What Components Constitute A Viable Legal Malpractice Claim?
In order to have a legal malpractice claim, the first thing you have got to prove is negligence. You have to show that the attorney did something that was below the required standard of care for the area of law in which they were practicing. Secondly, you have to show that the thing they did wrong caused you damages. That is a lot trickier in the legal malpractice context than it is in an injury context. It’s relatively straightforward to prove an injury. It can be very difficult to prove that legal malpractice is what caused you to lose your case.

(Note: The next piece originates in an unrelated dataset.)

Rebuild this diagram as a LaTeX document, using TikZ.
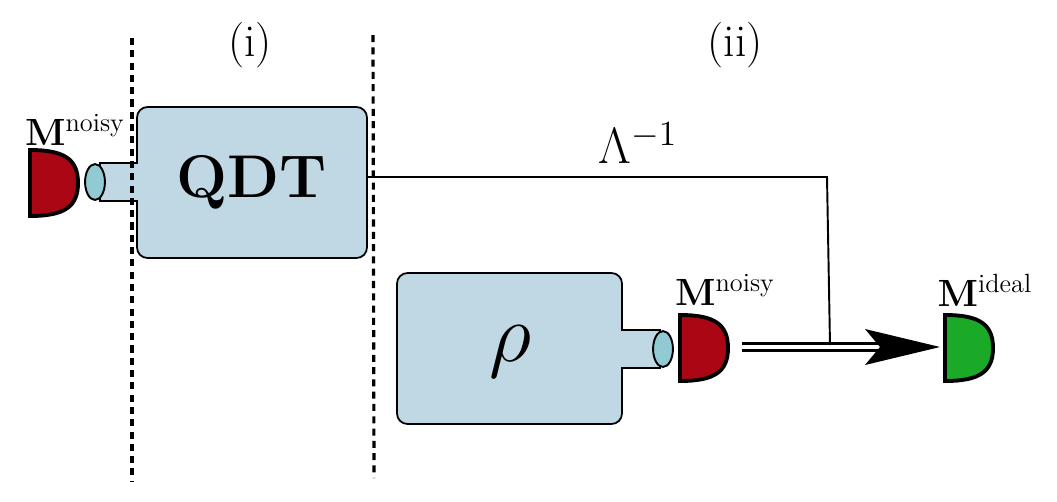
\documentclass[tikz,border=0pt]{standalone}
\usepackage{amsmath}
\usetikzlibrary{arrows.meta, shapes.geometric, calc}
\definecolor{boxblue}{RGB}{192,216,228}
\definecolor{detred}{RGB}{170,6,20}
\definecolor{detgreen}{RGB}{26,170,40}
\definecolor{lensteal}{RGB}{146,202,212}
\newcommand{\detector}[2]{% flat side at #1, fill #2
  \draw[line width=2.2pt, fill=#2] ($(#1)+(0,-33)$) -- ($(#1)+(0,33)$)
    .. controls +(34,0) and +(0,24) .. ($(#1)+(48,0)$)
    .. controls +(0,-24) and +(34,0) .. cycle;}
\begin{document}
\begin{tikzpicture}[x=0.02cm, y=-0.02cm,
    sep/.style={line width=1.8pt, dash pattern=on 4pt off 3pt},
    lens/.style={ellipse, draw, line width=1.1pt, fill=lensteal, inner sep=0pt,
        minimum width=11.3pt, minimum height=20.4pt},
    bx/.style={draw, line width=1pt, fill=boxblue, rounded corners=6pt},
    lbl/.style={scale=1.25}]
    \useasboundingbox (0,0) rectangle (1057,501);

    % separators
    \coordinate (s1a) at (132,38);  \coordinate (s1b) at (132,482);
    \coordinate (s2a) at (373,35);  \coordinate (s2b) at (374,478);
    \node[lbl] (lab1) at (250,45) {\huge (i)};
    \node[lbl] (lab2) at (735,45) {\huge (ii)};

    % QDT box with stem
    \draw[bx] (137,107) rectangle (367,258);
    \fill[boxblue] (100,163) rectangle (139,201);
    \draw[line width=1pt] (138,163) -- (100,163) -- (100,201) -- (138,201);
    \node[scale=1.38] (qdt) at (252,182) {\Huge\bfseries QDT};
    \node[lens] (lensA) at (95,182) {};
    \coordinate (detA) at (30,183);
    \detector{detA}{detred}
    \node[lbl] (mA) at (75,130) {\LARGE $\mathbf{M}^{\text{noisy}}$};

    \draw[sep] (s1a) -- (s1b);
    \draw[sep] (s2a) -- (s2b);

    % rho box with stem
    \draw[bx] (397,273) rectangle (622,424);
    \fill[boxblue] (620,330) rectangle (660,368);
    \draw[line width=1pt] (621,330) -- (660,330) -- (660,368) -- (621,368);
    \node[scale=1.9] (rho) at (510,352) {\Huge $\rho$};
    \node[lens] (lensB) at (663,349) {};
    \coordinate (detB) at (680,348);
    \detector{detB}{detred}
    \node[lbl] (mB) at (725,290) {\LARGE $\mathbf{M}^{\text{noisy}}$};

    \coordinate (detC) at (945,348);
    \detector{detC}{detgreen}
    \node[lbl] (mC) at (985,290) {\LARGE $\mathbf{M}^{\text{ideal}}$};

    % classical output and correction
    \coordinate (outB) at (742,347);
    \coordinate (tipC) at (940,347);
    \coordinate (inC) at (895,347);
    \coordinate (join) at (830,345);
    \coordinate (qdtout) at (367,177);
    \draw[line width=1.6pt, double, double distance=2.2pt] (outB) -- (inC);
    \fill (tipC) -- ++(-75,-18) -- ++(15,18) -- ++(-15,18) -- cycle;
    \draw[line width=1.1pt] (qdtout) -- (827,177) -- (join);
    \node[scale=1.4] (lam) at (638,143) {\huge $\Lambda^{-1}$};
\end{tikzpicture}
\end{document}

Proving the connection between the mistake and your damages is extremely important. Then, of course, you have to actually suffer damages. There are some cases where the attorney may do something that may cause harm to your case, but you may get a settlement anyway. You have to show that you absolutely would have done better if the attorney had done the thing right. You’ve got to prove negligence by the attorney and you’ve got to prove causation of the damages, and what the damages were.
What Is The Statute Of Limitations On A Legal Malpractice Claim?
The statute of limitations is going to vary depending on the situation. To be absolutely safe, you are going to want to file your claim against your attorney within one year of the act of legal malpractice, but in some cases that one year is going to be what they call “tolled”. It’s not going to run during the period of time the attorney continues to represent you on that same matter. Consult with an attorney and they will look up the rules applicable to your specific situation. Don’t wait, if you think you’ve been a victim of legal malpractice.